The spread of conflict goes together with changes in the self-categorization of crowds. According to Tajfel, the ingroup is defined in relation to the outgroup and because of this, changes of the self-perception of ingroup members will also change the perceptions of outgroup members. The police saw the students as dangerous and started blocking them from crossing the bridge. While they used their power, they acted in an indiscriminate way. They saw all the students as the same and contained everyone on the bridge, irrespective of their intentions. When they went in with their horses, all students were equally liable to get knocked over, independent of their intentions. This indiscriminate nature can explain how a fragmented group of students formed a homogenous crowd. Three hypothesis of how collective conflict spreads are:

  1. Limits of involvement in conflict go together with the perception of denied rights.

  2. The categorization of a crowd will get stronger the less the outgroup differentiates between the members of a crowd. The crowd will support each other more and they will feel more empowered to challenge the actions of the outgroup.

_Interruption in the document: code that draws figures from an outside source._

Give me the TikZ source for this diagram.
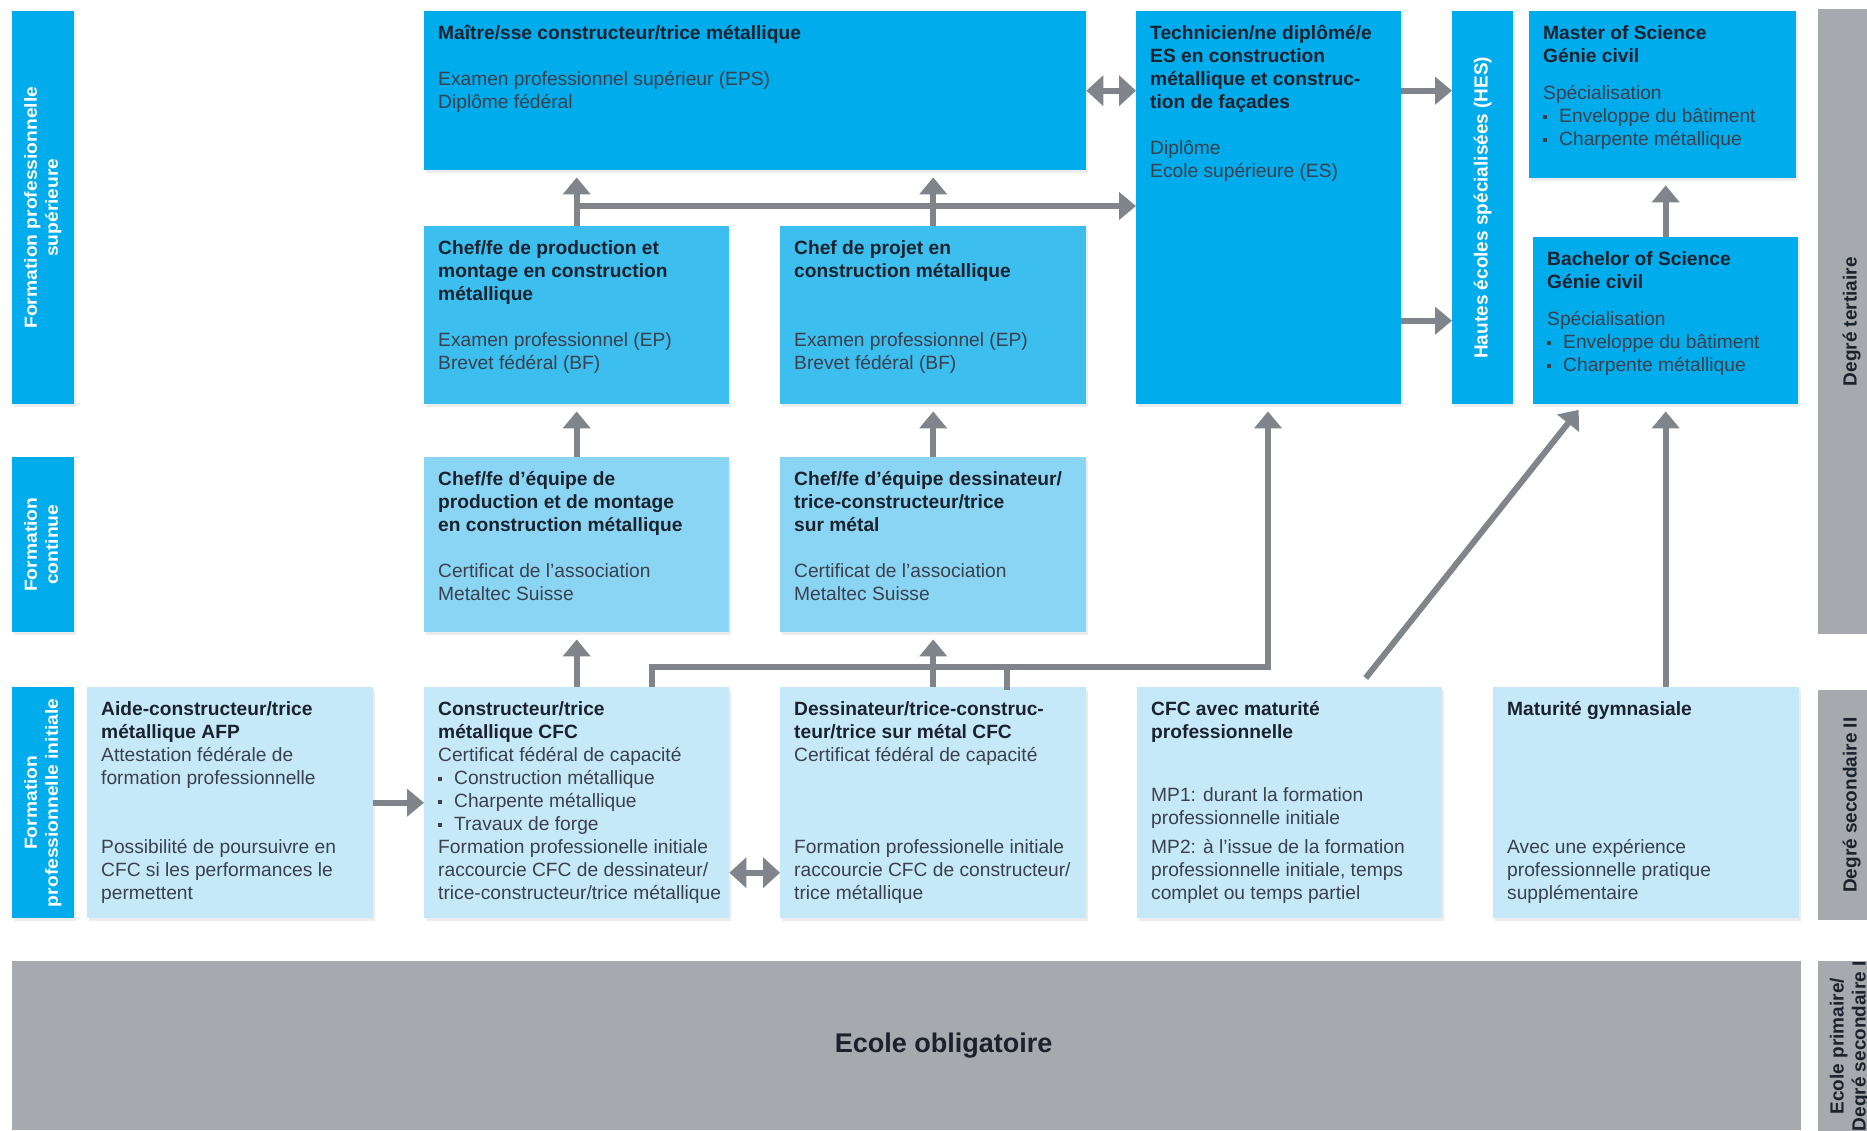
\documentclass[tikz,border=0pt]{standalone}
\usepackage{fontspec}
\setmainfont{Liberation Sans}
\newfontfamily\extfont[FakeStretch=1.1]{Liberation Sans}
\usepackage{graphicx}
\usetikzlibrary{arrows.meta,shadows}

\definecolor{tertblue}{RGB}{0,172,236}
\definecolor{midblue}{RGB}{60,190,239}
\definecolor{lightblue}{RGB}{139,213,244}
\definecolor{paleblue}{RGB}{198,233,249}
\definecolor{bargray}{RGB}{166,169,173}
\definecolor{arrowgray}{RGB}{128,133,139}
\definecolor{titlecol}{RGB}{26,34,46}
\definecolor{bodycol}{RGB}{58,64,76}

% text of a box: width, height of the box (px), content
\newcommand{\boxtext}[3]{\parbox[c][\dimexpr#2pt-24pt\relax][t]{#1pt}{\leftskip=14pt\strut#3\strut}}
\newcommand{\ttl}[1]{{\color{titlecol}\bfseries #1}}
\newcommand{\itm}{\makebox[16pt][l]{\raisebox{3pt}{\rule{4pt}{4pt}}}}

\begin{document}
\begin{tikzpicture}[x=1pt, y=-1pt,
    cellbox/.style={rectangle, anchor=north west, inner xsep=0pt, inner ysep=12pt, text=bodycol,
      font=\fontsize{19.2}{23}\selectfont,
      drop shadow={shadow xshift=2pt, shadow yshift=-3pt, opacity=0.15}},
    sidebar/.style={rectangle, anchor=north west, fill=tertblue, text=white, inner sep=0pt,
      minimum width=62pt, font=\extfont\bfseries\fontsize{17.5}{21}\selectfont,
      drop shadow={shadow xshift=2pt, shadow yshift=-3pt, opacity=0.15}},
    graybar/.style={rectangle, anchor=north west, fill=bargray, text=titlecol, inner sep=0pt,
      font=\bfseries\fontsize{19}{22}\selectfont},
    conn/.style={draw=arrowgray, line width=6pt},
    arr/.style={conn, -{Triangle[width=27pt,length=17pt]}},
    arrup/.style={shorten >=7pt},
    dbl/.style={conn, {Triangle[width=30pt,length=17pt]}-{Triangle[width=30pt,length=17pt]}}]
    \useasboundingbox[fill=white] (0,0) rectangle (1867,1130);

    % Left labels
    \node[sidebar, minimum height=393pt] (supA) at (12,11)
      {\rotatebox{90}{\begin{tabular}{@{}c@{}}Formation professionnelle\\supérieure\end{tabular}}};
    \node[sidebar, minimum height=175pt] (contB) at (12,457)
      {\rotatebox{90}{\begin{tabular}{@{}c@{}}Formation\\continue\end{tabular}}};
    \node[sidebar, minimum height=231pt] (initC) at (12,687)
      {\rotatebox{90}{\begin{tabular}{@{}c@{}}Formation\\professionnelle initiale\end{tabular}}};

    % Right labels and compulsory school
    \node[graybar, minimum width=49pt, minimum height=625pt] (tert) at (1818,9)
      {\hspace*{18pt}\rotatebox{90}{Degré tertiaire}};
    \node[graybar, minimum width=49pt, minimum height=230pt] (sec2) at (1818,690)
      {\hspace*{18pt}\rotatebox{90}{Degré secondaire II}};
    \node[graybar, minimum width=49pt, minimum height=169pt] (sec1) at (1818,961)
      {\hspace*{10pt}\rotatebox{90}{\begin{tabular}{@{}c@{}}Ecole primaire/\\Degré secondaire I\end{tabular}}};
    \node[graybar, minimum width=1789pt, minimum height=169pt, font=\bfseries\fontsize{27}{32}\selectfont]
      (ecole) at (12,961) {\hspace*{74pt}Ecole obligatoire};

    % Tertiary level
    \node[cellbox, fill=tertblue] (maitre) at (424,11) {\boxtext{662}{159}{%
      \ttl{Maître/sse constructeur/trice métallique}\\[23pt]
      Examen professionnel supérieur (EPS)\\Diplôme fédéral}};
    \node[cellbox, fill=tertblue] (tech) at (1136,11) {\boxtext{265}{393}{%
      \ttl{Technicien/ne diplômé/e\\ES en construction\\métallique et construc-\\tion de façades}\\[23pt]
      Diplôme\\Ecole supérieure (ES)}};
    \node[cellbox, fill=tertblue, inner sep=0pt, minimum width=61pt, minimum height=393pt, text=white,
      font=\bfseries\fontsize{19}{22}\selectfont] (hes) at (1452,11)
      {\rotatebox{90}{Hautes écoles spécialisées (HES)}};
    \node[cellbox, fill=tertblue] (master) at (1529,11) {\boxtext{267}{167}{%
      \ttl{Master of Science\\Génie civil}\\[14pt]
      Spécialisation\\\itm Enveloppe du bâtiment\\\itm Charpente métallique}};
    \node[cellbox, fill=tertblue] (bachelor) at (1533,237) {\boxtext{265}{167}{%
      \ttl{Bachelor of Science\\Génie civil}\\[14pt]
      Spécialisation\\\itm Enveloppe du bâtiment\\\itm Charpente métallique}};
    \node[cellbox, fill=midblue] (chefprod) at (424,226) {\boxtext{305}{178}{%
      \ttl{Chef/fe de production et\\montage en construction\\métallique}\\[23pt]
      Examen professionnel (EP)\\Brevet fédéral (BF)}};
    \node[cellbox, fill=midblue] (chefprojet) at (780,226) {\boxtext{306}{178}{%
      \ttl{Chef de projet en\\construction métallique}\\[46pt]
      Examen professionnel (EP)\\Brevet fédéral (BF)}};

    % Continuing education
    \node[cellbox, fill=lightblue] (equipeprod) at (424,457) {\boxtext{305}{175}{%
      \ttl{Chef/fe d’équipe de\\production et de montage\\en construction métallique}\\[23pt]
      Certificat de l’association\\Metaltec Suisse}};
    \node[cellbox, fill=lightblue] (equipedess) at (780,457) {\boxtext{306}{175}{%
      \ttl{Chef/fe d’équipe dessinateur/\\trice-constructeur/trice\\sur métal}\\[23pt]
      Certificat de l’association\\Metaltec Suisse}};

    % Initial vocational training
    \node[cellbox, fill=paleblue] (aide) at (87,687) {\boxtext{286}{231}{%
      \ttl{Aide-constructeur/trice\\métallique AFP}\\
      Attestation fédérale de\\formation professionnelle\par\vfill
      Possibilité de poursuivre en\\CFC si les performances le\\permettent}};
    \node[cellbox, fill=paleblue] (constr) at (424,687) {\boxtext{305}{231}{%
      \ttl{Constructeur/trice\\métallique CFC}\\
      Certificat fédéral de capacité\\
      \itm Construction métallique\\\itm Charpente métallique\\\itm Travaux de forge\\
      Formation professionelle initiale\\raccourcie CFC de dessinateur/\\trice-constructeur/trice métallique}};
    \node[cellbox, fill=paleblue] (dess) at (780,687) {\boxtext{306}{231}{%
      \ttl{Dessinateur/trice-construc-\\teur/trice sur métal CFC}\\
      Certificat fédéral de capacité\par\vfill
      Formation professionelle initiale\\raccourcie CFC de constructeur/\\trice métallique}};
    \node[cellbox, fill=paleblue] (cfcmp) at (1137,687) {\boxtext{305}{231}{%
      \ttl{CFC avec maturité\\professionnelle}\par\vfill
      MP1: durant la formation\\professionnelle initiale\\[6pt]
      MP2: à l’issue de la formation\\professionnelle initiale, temps\\complet ou temps partiel}};
    \node[cellbox, fill=paleblue] (matgym) at (1493,687) {\boxtext{306}{231}{%
      \ttl{Maturité gymnasiale}\par\vfill
      Avec une expérience\\professionnelle pratique\\supplémentaire}};

    % Arrows
    \draw[arr, arrup] (chefprod.north) -- (chefprod.north |- maitre.south);
    \draw[arr, arrup] (chefprojet.north) -- (chefprojet.north |- maitre.south);
    \coordinate (hj) at (576.5,206);
    \draw[arr] (hj) -- (hj -| tech.west);
    \draw[dbl] (maitre.east) -- (maitre.east -| tech.west);
    \draw[arr] (tech.east |- maitre.east) -- (hes.west |- maitre.east);
    \draw[arr] (tech.east |- bachelor.west) -- (hes.west |- bachelor.west);
    \draw[arr, arrup] (bachelor.north) -- (bachelor.north |- master.south);
    \draw[arr, arrup] (equipeprod.north) -- (chefprod.south);
    \draw[arr, arrup] (equipedess.north) -- (chefprojet.south);
    \draw[arr, arrup] (constr.north) -- (equipeprod.south);
    \draw[arr, arrup] (dess.north) -- (equipedess.south);
    \coordinate (cs) at ([xshift=-77pt]constr.north east);
    \coordinate (ds) at ([xshift=-79pt]dess.north east);
    \coordinate (jt) at (1268,667);
    \draw[arr, arrup] (cs) |- (jt) -- (jt |- tech.south);
    \draw[conn, line cap=rect] (ds) -- (ds |- jt);
    \draw[arr] (aide.east) -- (constr.west);
    \draw[dbl] ([yshift=-70pt]constr.east) -- ([yshift=-70pt]dess.west);
    \draw[arr, arrup] ([xshift=76pt,yshift=9pt]cfcmp.north) -- ([xshift=50pt]bachelor.south west);
    \draw[arr, arrup] (bachelor.south |- matgym.north) -- (bachelor.south);
\end{tikzpicture}
\end{document}
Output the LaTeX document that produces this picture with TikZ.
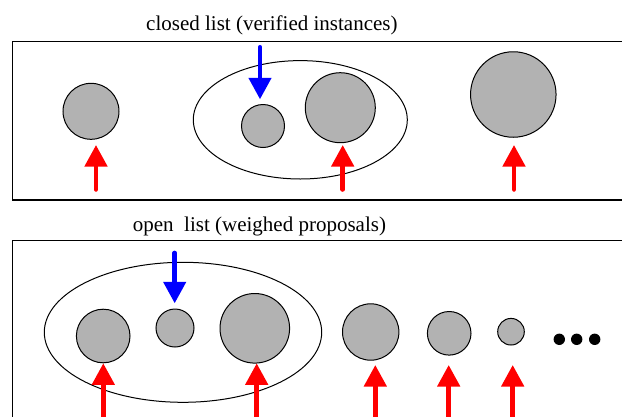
\documentclass[tikz,border=0pt]{standalone}
\usepackage{fontspec}
\setmainfont{Liberation Serif}
\usetikzlibrary{arrows.meta,shapes.geometric}
\definecolor{ballgray}{gray}{0.7}
\begin{document}
\begin{tikzpicture}[x=1pt,y=-1pt,
  frame/.style={draw=black,line width=1.3pt},
  ball/.style={circle,draw=black,line width=1pt,fill=ballgray,inner sep=0pt},
  group/.style={ellipse,draw=black,line width=1pt,inner sep=0pt},
  redarrow/.style={draw=red,line width=4.5pt,line cap=round,-{Triangle[length=21.5pt,width=22pt]}},
  bluearrow/.style={draw=blue,line width=4.5pt,line cap=round,-{Triangle[length=21.5pt,width=22pt]}},
  dot/.style={circle,fill=black,inner sep=0pt,minimum size=11.4pt},
  title/.style={anchor=base west,inner sep=0pt,font=\fontsize{21}{25}\selectfont}]
\useasboundingbox (0,0) rectangle (622,416);
\clip (0,0) rectangle (622,416);
\fill[white] (0,0) rectangle (622,416);

% ---------- closed list ----------
\node[title] (tclosed) at (146,30) {closed list (verified instances)};
\draw[frame] (12.5,41.5) rectangle (660,200);
\node[group,minimum width=214pt,minimum height=118.4pt] (g1) at (300.3,119.8) {};
\node[ball,minimum size=56pt] (c1) at (91,111.3) {};
\node[ball,minimum size=43pt] (c2) at (263,126) {};
\node[ball,minimum size=70pt] (c3) at (340.3,107.7) {};
\node[ball,minimum size=85.5pt] (c4) at (513.3,94.5) {};

\coordinate (b1t) at (260,47.2);
\coordinate (b1h) at (260,99.3);
\draw[bluearrow] (b1t) -- (b1h);

\coordinate (r1t) at (96,189.5);
\coordinate (r1h) at (96,145);
\coordinate (r2t) at (342.7,189.5);
\coordinate (r2h) at (342.7,145);
\coordinate (r3t) at (514,189.5);
\coordinate (r3h) at (514,145);
\draw[redarrow] (r1t) -- (r1h);
\draw[redarrow] (r2t) -- (r2h);
\draw[redarrow] (r3t) -- (r3h);

% ---------- open list ----------
\node[title] (topen) at (132.7,231) {open\ \ list (weighed proposals)};
\draw[frame] (12.5,240.7) rectangle (660,440);
\node[group,minimum width=277.4pt,minimum height=140pt] (g2) at (183,332.3) {};
\node[ball,minimum size=53.6pt] (c5) at (103.2,336) {};
\node[ball,minimum size=38pt] (c6) at (175,328) {};
\node[ball,minimum size=69.6pt] (c7) at (254.8,328.3) {};
\node[ball,minimum size=56.4pt] (c8) at (370.7,332) {};
\node[ball,minimum size=43.6pt] (c9) at (449.2,333.3) {};
\node[ball,minimum size=26.6pt] (c10) at (511,331.7) {};
\node[dot] (d1) at (559.3,339.3) {};
\node[dot] (d2) at (576.7,339.3) {};
\node[dot] (d3) at (594.7,339.3) {};

\coordinate (b2t) at (174.7,252.9);
\coordinate (b2h) at (174.7,303.3);
\draw[bluearrow] (b2t) -- (b2h);

\coordinate (r4t) at (103.3,430);
\coordinate (r4h) at (103.3,363.3);
\coordinate (r5t) at (256.7,430);
\coordinate (r5h) at (256.7,363.3);
\coordinate (r6t) at (375.3,430);
\coordinate (r6h) at (375.3,365);
\coordinate (r7t) at (448.7,430);
\coordinate (r7h) at (448.7,365);
\coordinate (r8t) at (512.7,430);
\coordinate (r8h) at (512.7,365);
\foreach \i in {4,...,8} {\draw[redarrow] (r\i t) -- (r\i h);}
\end{tikzpicture}
\end{document}
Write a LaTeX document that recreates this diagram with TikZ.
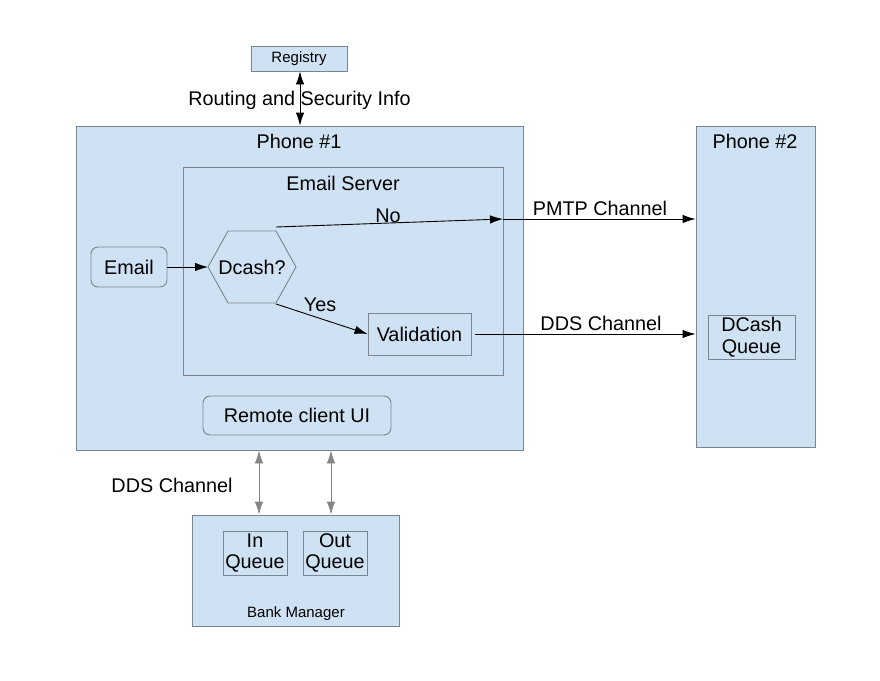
\documentclass[tikz,border=0pt]{standalone}
\usepackage{fontspec}
\setmainfont{Liberation Sans}
\usetikzlibrary{arrows.meta}
\definecolor{boxfill}{HTML}{CFE2F3}
\definecolor{boxline}{HTML}{7A858F}
\definecolor{greyarrow}{HTML}{858585}
\tikzset{
  box/.style={draw=boxline, fill=boxfill, line width=0.9pt, inner sep=0pt, minimum width=#1},
  rbox/.style={box=#1, rounded corners=7pt},
  txt/.style={font=\fontsize{19.8}{21.5}\selectfont, inner sep=0pt},
  small/.style={font=\fontsize{15}{17}\selectfont, inner sep=0pt},
  arr/.style={line width=0.9pt, -{Latex[length=13pt,width=8.5pt]}},
  darr/.style={line width=0.9pt, {Latex[length=13pt,width=8.5pt]}-{Latex[length=13pt,width=8.5pt]}},
  garr/.style={line width=0.9pt, draw=greyarrow, {Latex[length=13pt,width=8.5pt,color=greyarrow]}-{Latex[length=13pt,width=8.5pt,color=greyarrow]}}
}
\begin{document}
\begin{tikzpicture}[x=1pt,y=-1pt]
\useasboundingbox (0,0) rectangle (880,680);
% containers
\node[box=96, minimum height=25] (reg) at (299,58.5) {};
\node[small] (regt) at (299,59) {Registry};
\node[box=447, minimum height=324] (p1) at (299.5,288) {};
\node[txt] (p1t) at (299,141) {Phone \#1};
\node[box=119, minimum height=321] (p2) at (755.5,286.5) {};
\node[txt] (p2t) at (755,141) {Phone \#2};
\node[box=320, minimum height=208] (es) at (343,271) {};
\node[txt] (est) at (343,183) {Email Server};
% inner nodes
\node[rbox=76, minimum height=40, txt] (email) at (129,267) {Email};
\draw[boxline, fill=boxfill, line width=0.9pt]
  (208,267) coordinate (dl) -- (228,231) -- (276,231) coordinate (dtr) -- (296,267)
  -- (276,303) coordinate (dbr) -- (228,303) -- cycle;
\node[txt] (dcash) at (252,267) {Dcash?};
\node[box=103, minimum height=42, txt] (val) at (419.5,334) {Validation};
\node[box=87, minimum height=44, txt, align=center] (dq) at (751.5,337) {DCash\\Queue};
\node[rbox=188, minimum height=39, txt] (ui) at (297,415.5) {Remote client UI};
\node[box=207, minimum height=111] (bank) at (295.5,570.5) {};
\node[small] (bankt) at (296,614) {Bank Manager};
\node[box=64, minimum height=44, txt, align=center] (inq) at (255,553) {In\\Queue};
\node[box=64, minimum height=44, txt, align=center] (outq) at (335,553) {Out\\Queue};
% connectors
\draw[darr] (reg.south -| 300,0) -- (p1.north -| 300,0);
\node[txt] (rlab) at (299.5,100) {Routing and Security Info};
\draw[arr] (email.east) -- (dl);
\coordinate (noend) at (503,219);
\draw[arr] ([yshift=4pt]dtr) -- (noend);
\node[txt] (nolab) at (388,216) {No};
\draw[arr] (noend) -- (noend -| p2.west);
\node[txt] (pmtp) at (600,208) {PMTP Channel};
\draw[arr] ([yshift=-1pt]dbr) -- (val.west);
\node[txt] (yes) at (320,305) {Yes};
\draw[arr] ([xshift=4pt]val.east) -- (val.east -| p2.west);
\node[txt] (dds1) at (601,323) {DDS Channel};
\draw[garr] (p1.south -| 259,0) -- (bank.north -| 259,0);
\draw[garr] (p1.south -| 331,0) -- (bank.north -| 331,0);
\node[txt] (dds2) at (172,485) {DDS Channel};
\end{tikzpicture}
\end{document}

  3. When an outgroup reacts to the actions of a crowd by denying what people in the crowd see as their rights, the conflict will be generalized and the section of the crowd that is reacted upon will gain influence

Of course, further study is needed to validate the hypotheses of the writers. It’s best to have contemporary studies, not retrospective ones. This will overcome methodological objections and it can also give more details of the crowd processes. Also, this study mostly looked at the perceptions of demonstrators. It would have been better if the police perception was also examined. What has been shown with this study, is that social identity and self-categorization play an important role in collective action. This study has also shown that categorization and context mutate into each other because of intergroup relations and that crowd actions can bring about social change.